(begin)
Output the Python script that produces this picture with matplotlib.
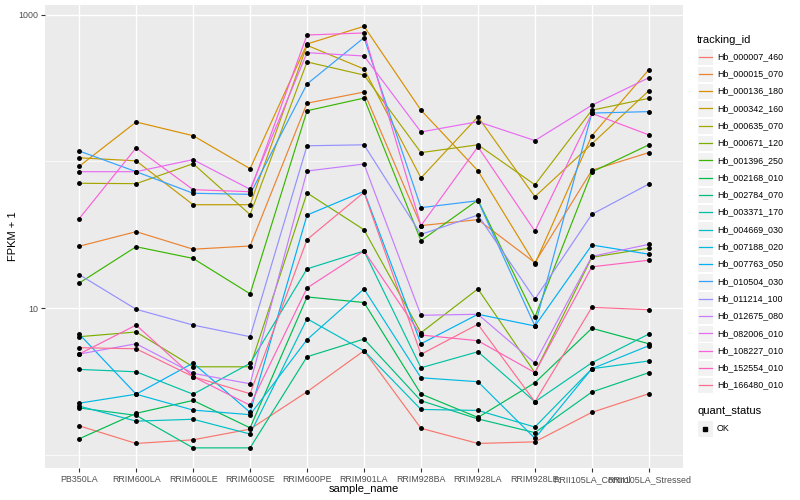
import matplotlib
matplotlib.use("Agg")
import matplotlib.pyplot as plt
from matplotlib.patches import Rectangle
from matplotlib.ticker import FixedLocator, NullFormatter

plt.rcParams['font.family'] = ['Liberation Sans', 'DejaVu Sans']

samples = ['PB350LA', 'RRIM600LA', 'RRIM600LE', 'RRIM600SE', 'RRIM600PE', 'RRIM901LA',
           'RRIM928BA', 'RRIM928LA', 'RRIM928LE', 'RRII105LA_Control', 'RRII105LA_Stressed']

tracking_ids = ['Hb_000007_460', 'Hb_000015_070', 'Hb_000136_180', 'Hb_000342_160',
                'Hb_000635_070', 'Hb_000671_120', 'Hb_001396_250', 'Hb_002168_010',
                'Hb_002784_070', 'Hb_003371_170', 'Hb_004669_030', 'Hb_007188_020',
                'Hb_007763_050', 'Hb_010504_030', 'Hb_011214_100', 'Hb_012675_080',
                'Hb_082006_010', 'Hb_108227_010', 'Hb_152554_010', 'Hb_166480_010']

# ggplot hue palette, 20 levels
colors = ['#F8766D', '#EA8331', '#D89000', '#C09B00', '#A3A500', '#7CAE00', '#39B600',
          '#00BB4E', '#00BF7D', '#00C1A3', '#00BFC4', '#00BAE0', '#00B0F6', '#35A2FF',
          '#9590FF', '#C77CFF', '#E76BF3', '#FA62DB', '#FF62BC', '#FF6C90']

# FPKM + 1, one list per gene, in sample order
hb_000007_460 = [1.57, 1.19, 1.26, 1.49, 2.68, 5.11, 1.51, 1.19, 1.22, 1.94, 2.60]
hb_000015_070 = [26.4, 33.2, 25.2, 26.5, 250, 298, 36.5, 40.1, 20.4, 87.1, 115]
hb_000136_180 = [92.7, 186, 150, 89.3, 634, 837, 224, 86.5, 20.0, 150, 423]
hb_000342_160 = [106, 101, 50.7, 50.7, 621, 428, 77.2, 202, 57.5, 132, 304]
hb_000635_070 = [71.0, 70.6, 96.6, 43.4, 478, 389, 115, 130, 69.4, 224, 270]
hb_000671_120 = [6.37, 6.86, 3.97, 3.97, 61.0, 34.2, 6.78, 13.5, 3.62, 22.2, 25.6]
hb_001396_250 = [14.8, 26.2, 21.8, 12.5, 222, 271, 28.8, 54.6, 8.68, 84.8, 130]
hb_002168_010 = [1.28, 1.91, 2.34, 1.52, 11.9, 10.9, 2.59, 1.79, 3.09, 7.27, 5.70]
hb_002784_070 = [2.08, 1.85, 1.11, 1.11, 4.65, 6.14, 2.33, 1.75, 1.41, 2.67, 3.62]
hb_003371_170 = [3.81, 3.67, 2.58, 4.19, 18.5, 24.5, 3.91, 5.03, 2.29, 4.23, 6.64]
hb_004669_030 = [2.14, 1.69, 1.74, 1.38, 8.45, 5.11, 2.03, 2.00, 1.54, 3.85, 4.35]
hb_007188_020 = [2.24, 2.58, 2.01, 1.87, 6.08, 13.5, 3.34, 3.14, 1.29, 3.85, 5.53]
hb_007763_050 = [6.64, 2.58, 4.21, 1.94, 43.1, 62.6, 5.70, 9.06, 7.54, 26.9, 23.3]
hb_010504_030 = [118, 85.2, 60.7, 59.7, 338, 700, 48.4, 54.0, 7.54, 214, 219]
hb_011214_100 = [16.9, 9.80, 7.65, 6.37, 128, 130, 31.8, 43.1, 11.5, 43.6, 70.2]
hb_012675_080 = [4.85, 5.70, 3.58, 3.04, 86.1, 96.1, 8.92, 9.06, 4.21, 22.5, 27.2]
hb_082006_010 = [85.2, 85.2, 103, 64.6, 553, 525, 159, 187, 139, 242, 373]
hb_108227_010 = [40.7, 124, 64.2, 62.2, 730, 754, 36.5, 126, 33.5, 213, 152]
hb_152554_010 = [4.85, 7.65, 3.40, 2.17, 13.7, 24.5, 6.54, 5.98, 3.62, 19.1, 21.2]
hb_166480_010 = [5.36, 5.27, 3.40, 2.60, 29.3, 61.6, 4.83, 7.74, 2.29, 10.1, 9.74]

series = [hb_000007_460, hb_000015_070, hb_000136_180, hb_000342_160, hb_000635_070,
          hb_000671_120, hb_001396_250, hb_002168_010, hb_002784_070, hb_003371_170,
          hb_004669_030, hb_007188_020, hb_007763_050, hb_010504_030, hb_011214_100,
          hb_012675_080, hb_082006_010, hb_108227_010, hb_152554_010, hb_166480_010]

W, H = 800, 500
fig = plt.figure(figsize=(8, 5), dpi=100)
ax = fig.add_axes([45 / W, 1 - 468 / H, (683 - 45) / W, (468 - 5) / H])
ax.set_facecolor('#EBEBEB')

x = list(range(len(samples)))
for vals, c in zip(series, colors):
    ax.plot(x, vals, color=c, lw=0.85, zorder=2)
for vals in series:
    ax.plot(x, vals, ls='none', marker='o', ms=2.5, color='black', zorder=3)

ax.set_yscale('log')
ax.set_ylim(0.809, 1170)
ax.set_xlim(-0.6, len(samples) - 0.4)
ax.yaxis.set_major_locator(FixedLocator([10, 1000]))
ax.yaxis.set_minor_locator(FixedLocator([1, 100]))
ax.yaxis.set_minor_formatter(NullFormatter())
ax.set_yticklabels(['10', '1000'])
ax.set_xticks(x)
ax.set_xticklabels(samples)
ax.grid(which='major', color='white', lw=1.0)
ax.grid(which='minor', axis='y', color='white', lw=0.5)
ax.set_axisbelow(True)
ax.tick_params(which='major', length=3, width=0.8, color='#333333', labelcolor='#4D4D4D',
               labelsize=6.4, pad=2)
ax.tick_params(which='minor', length=0)
for s in ax.spines.values():
    s.set_visible(False)
ax.set_xlabel('sample_name', fontsize=8, labelpad=0)
ax.set_ylabel('FPKM + 1', fontsize=8, labelpad=0)

# legends drawn in pixel coordinates
lg = fig.add_axes([0, 0, 1, 1], facecolor='none')
lg.set_xlim(0, W)
lg.set_ylim(H, 0)
lg.axis('off')
lg.text(697, 40, 'tracking_id', fontsize=8, va='center', ha='left')
y0, step = 56.5, 17.3
for i, (name, c) in enumerate(zip(tracking_ids, colors)):
    yc = y0 + i * step
    lg.add_patch(Rectangle((697, yc - 8.2), 16.4, 16.4, facecolor='#F2F2F2',
                           edgecolor='white', lw=0.8))
    lg.plot([698.5, 711.5], [yc, yc], color=c, lw=0.9)
    lg.text(717, yc, name, fontsize=6.4, va='center', ha='left')

lg.text(697, 411, 'quant_status', fontsize=8, va='center', ha='left')
lg.add_patch(Rectangle((697, 428.5 - 8.2), 16.4, 16.4, facecolor='#F2F2F2',
                       edgecolor='white', lw=0.8))
lg.plot([705.2], [428.5], marker='s', ms=2.5, color='black')
lg.text(717, 428.5, 'OK', fontsize=6.4, va='center', ha='left')

fig.savefig('out.png', dpi=100)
(end)
▶ [Exercise aim]:
With all pictures left out, please transcribe exactly the lines from the start of the material through the line with "plt.rcParams['font.family'] = ['Liberation".

▶ [Exercise result]:
Output the Python script that produces this picture with matplotlib.
import matplotlib
matplotlib.use("Agg")
import matplotlib.pyplot as plt
from matplotlib.patches import Rectangle
from matplotlib.ticker import FixedLocator, NullFormatter

plt.rcParams['font.family'] = ['Liberation Sans', 'DejaVu Sans']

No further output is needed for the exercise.